An instanton is a particular case of connection. Hence the set of all instantons is a subset of the space of connections $\mathcal{C}(E) $ ($E\to X^4$ is our bundle). $\mathcal{C}(E)$ is a topological space, (hence also the set of instantons has a topology), and is acted upon by the gauge group $\mathcal G(E)$ (the group of automorphisms of the bundle). The moduli space $\mathcal M$ of instantons is just the image of in the quotient $\mathcal C(E)/\mathcal G(E)$. Under some assumptions $\mathcal M$ has a natural structure of a smooth manifold, non-compact but with a "nice" compactification. The diffeomorphism class of it is an invariant of the pair $(E,X)$.

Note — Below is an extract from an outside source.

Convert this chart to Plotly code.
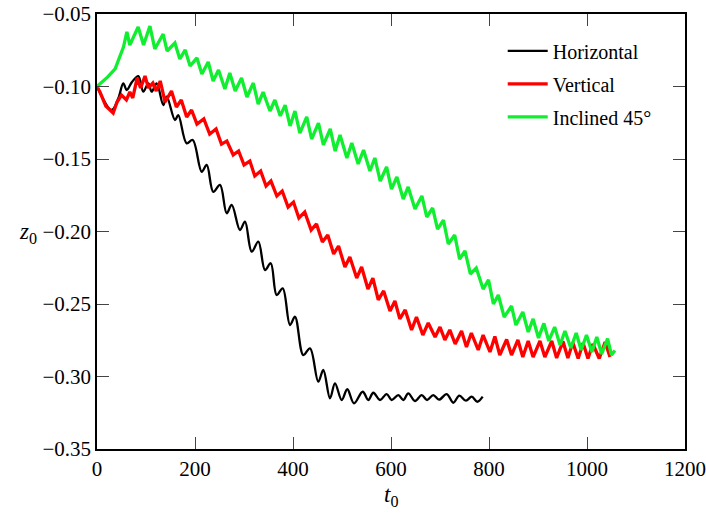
import plotly.graph_objects as go

# Horizontal
h_t = [0, 30, 43.5, 53.7, 60.6, 71.4, 84.3, 94.5, 104.7, 111.6, 121.8, 135.3, 142.2, 159.2, 165.9, 183, 195.3,
       213.7, 223.9, 237.3, 251, 264.7, 274.9, 291.8, 302, 315.7, 329.2, 342.9, 354.5, 366.7, 379, 393.9, 404.1,
       421, 434.7, 451.6, 461.8, 475.5, 485.7, 499.4, 510.8, 524.5, 542.2, 553.7, 563.9, 577.6, 591.2, 601.4,
       614.9, 625.1, 635.3, 649, 662.7, 673.5, 686.3, 698, 713.7, 727.1, 739.4, 753, 764.7, 776.1, 787.1]
h_z = [-0.1, -0.1162, -0.1081, -0.0978, -0.1024, -0.0969, -0.0928, -0.1036, -0.0978, -0.1036, -0.0978, -0.1128,
       -0.1070, -0.1231, -0.1197, -0.1392, -0.1369, -0.1588, -0.1541, -0.1726, -0.1679, -0.1874, -0.1817, -0.1990,
       -0.1932, -0.2139, -0.2070, -0.2266, -0.2219, -0.2438, -0.2392, -0.2645, -0.2588, -0.2852, -0.2806, -0.3036,
       -0.2955, -0.3150, -0.3047, -0.3162, -0.3088, -0.3185, -0.3105, -0.3162, -0.3112, -0.3162, -0.3121, -0.3162,
       -0.3128, -0.3162, -0.3116, -0.3169, -0.3128, -0.3162, -0.3128, -0.3160, -0.3121, -0.3181, -0.3132, -0.3167,
       -0.3139, -0.3174, -0.3139]

# Vertical
v_t = [0, 6, 18, 33, 41, 50, 60, 67, 73, 82, 89, 98, 105, 114, 121, 129, 139, 152, 162, 172, 183, 193, 204, 218,
       230, 243, 254, 265, 278, 289, 300, 312, 322, 334, 345, 355, 367, 378, 390, 401, 412, 424, 437, 448, 460, 471,
       483, 493, 506, 516, 530, 540, 553, 563, 574, 585, 598, 608, 618, 629, 642, 652, 665, 676, 690, 700, 710, 720,
       731, 744, 754, 764, 778, 788, 802, 812, 822, 836, 846, 859, 869, 880, 890, 904, 914, 928, 938, 951, 961, 971,
       982, 992, 1002, 1012, 1025, 1037, 1047]
v_z = [-0.1000, -0.1038, -0.1134, -0.1183, -0.1107, -0.1059, -0.1093, -0.1038, -0.1079, -0.0941, -0.1010, -0.0928,
       -0.1010, -0.0976, -0.1031, -0.0962, -0.1107, -0.1031, -0.1141, -0.1093, -0.1210, -0.1162, -0.1259, -0.1224,
       -0.1328, -0.1293, -0.1397, -0.1376, -0.1472, -0.1445, -0.1541, -0.1514, -0.1617, -0.1583, -0.1686, -0.1652,
       -0.1755, -0.1721, -0.1831, -0.1797, -0.1907, -0.1866, -0.1990, -0.1948, -0.2072, -0.2024, -0.2155, -0.2100,
       -0.2245, -0.2176, -0.2321, -0.2245, -0.2397, -0.2321, -0.2472, -0.2410, -0.2548, -0.2479, -0.2603, -0.2541,
       -0.2679, -0.2590, -0.2714, -0.2631, -0.2728, -0.2659, -0.2748, -0.2679, -0.2776, -0.2686, -0.2797, -0.2700,
       -0.2817, -0.2714, -0.2831, -0.2724, -0.2852, -0.2745, -0.2852, -0.2748, -0.2866, -0.2755, -0.2866, -0.2755,
       -0.2866, -0.2755, -0.2872, -0.2759, -0.2872, -0.2766, -0.2876, -0.2769, -0.2876, -0.2776, -0.2876, -0.2762,
       -0.2866]

# Inclined 45°
g_t = [0, 6, 22, 37, 47, 54, 61, 67, 84, 95, 108, 118, 135, 143, 159, 169, 180, 190, 204, 214, 227, 237, 248, 261,
       271, 282, 295, 306, 319, 329, 339, 353, 363, 374, 384, 394, 404, 414, 428, 438, 452, 462, 476, 486, 496, 510,
       520, 533, 544, 557, 567, 578, 591, 601, 612, 625, 635, 649, 663, 673, 685, 695, 707, 717, 730, 740, 751, 762,
       774, 788, 799, 809, 819, 831, 846, 855, 869, 880, 890, 901, 912, 922, 934, 945, 955, 967, 978, 988, 999, 1010,
       1020, 1030, 1042, 1050, 1057]
g_z = [-0.1000, -0.0983, -0.0934, -0.0879, -0.0797, -0.0728, -0.0624, -0.0714, -0.0590, -0.0714, -0.0583, -0.0741,
       -0.0638, -0.0755, -0.0700, -0.0810, -0.0748, -0.0859, -0.0803, -0.0914, -0.0831, -0.0962, -0.0886, -0.1017,
       -0.0907, -0.1031, -0.0941, -0.1072, -0.0976, -0.1121, -0.1038, -0.1169, -0.1093, -0.1203, -0.1128, -0.1272,
       -0.1169, -0.1321, -0.1210, -0.1362, -0.1252, -0.1403, -0.1293, -0.1445, -0.1334, -0.1493, -0.1390, -0.1534,
       -0.1438, -0.1583, -0.1493, -0.1652, -0.1555, -0.1707, -0.1624, -0.1776, -0.1693, -0.1845, -0.1755, -0.1900,
       -0.1838, -0.1983, -0.1921, -0.2086, -0.2024, -0.2190, -0.2134, -0.2293, -0.2252, -0.2397, -0.2334, -0.2500,
       -0.2438, -0.2590, -0.2514, -0.2645, -0.2555, -0.2693, -0.2603, -0.2734, -0.2634, -0.2755, -0.2659, -0.2783,
       -0.2686, -0.2803, -0.2700, -0.2817, -0.2714, -0.2831, -0.2728, -0.2845, -0.2738, -0.2852, -0.2821]

x_ticks = [0, 200, 400, 600, 800, 1000, 1200]
y_ticks = [-0.35, -0.30, -0.25, -0.20, -0.15, -0.10, -0.05]
y_labels = ["\u22120.35", "\u22120.30", "\u22120.25", "\u22120.20", "\u22120.15", "\u22120.10", "\u22120.05"]

series = [
    ("Horizontal", h_t, h_z, "#000000", 2.3, "spline"),
    ("Vertical", v_t, v_z, "#ff0000", 3.3, "linear"),
    ("Inclined 45\u00b0", g_t, g_z, "#10ee30", 3.3, "linear"),
]

fig = go.Figure()
for name, t, z, color, w, shp in series:
    fig.add_trace(go.Scatter(x=t, y=z, mode="lines", name=name, legendgroup=name,
                             line=dict(color=color, width=w, shape=shp)))

FONT = "Liberation Serif"
fig.update_layout(
    width=706, height=515,
    margin=dict(l=97, r=21, t=14, b=66, autoexpand=False),
    plot_bgcolor="white", paper_bgcolor="white",
    font=dict(family=FONT, size=21, color="black"),
    showlegend=True,
    legend=dict(x=0.69, y=0.96, xanchor="left", yanchor="top", font=dict(family=FONT, size=20),
                tracegroupgap=4, bgcolor="rgba(0,0,0,0)", itemwidth=40),
    annotations=[
        dict(text="<i>z</i><sub>0</sub>", xref="paper", yref="paper", x=-0.117, y=0.497,
             showarrow=False, font=dict(family=FONT, size=23), xanchor="center", yanchor="middle"),
        dict(text="<i>t</i><sub>0</sub>", xref="paper", yref="paper", x=0.5, y=-0.108,
             showarrow=False, font=dict(family=FONT, size=23), xanchor="center", yanchor="middle"),
    ],
)
fig.update_xaxes(range=[0, 1200], tickvals=x_ticks, ticks="inside", ticklen=12, tickwidth=1, tickcolor="#444",
                 mirror="ticks", showline=True, linecolor="black", linewidth=1.5, showgrid=False, zeroline=False,
                 automargin=False)
fig.update_yaxes(range=[-0.35, -0.05], tickvals=y_ticks, ticktext=y_labels, ticks="inside", ticklen=12,
                 tickwidth=1, tickcolor="#444", mirror="ticks", showline=True, linecolor="black", linewidth=1.5,
                 showgrid=False, zeroline=False, automargin=False)

fig.write_html("out.html", config={"displayModeBar": False},
               post_script="document.body.style.margin='0';document.body.style.overflow='hidden';")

Invariants like Donaldson's evaluate some characteristic classees of bundles over $\mathcal M$, hence in particular are homotopy invariant of $\mathcal M$. These are powerful (alas hard to compute) invariants of $(E,X)$ because they depend on the smooth structure of $X$.
For $X$ Kähler we have also the following.
Corollary 6.1.6 of Donaldson-Kronheimer's "The Geometry of 4-manifolds".
If $E$ is an $SU(2)$ bundle over a compact Kähler surface $X$, the moduli space of irreducible* instantons is naturally identified, as a set, with the set of equivalence classes of stable holomorphic $SL(2,\mathbb C)$ bundles which are topologically equivalent to $E$.
Maybe you can get some functorial properties out of this perspective, idk.
Also, if you are specifically interested in complex surfaces a good reference is Friedman-Morgan's "Smooth 4-manifolds and complex surfaces".
*meaning connections with trivial stabilizer wrt the gauge group action.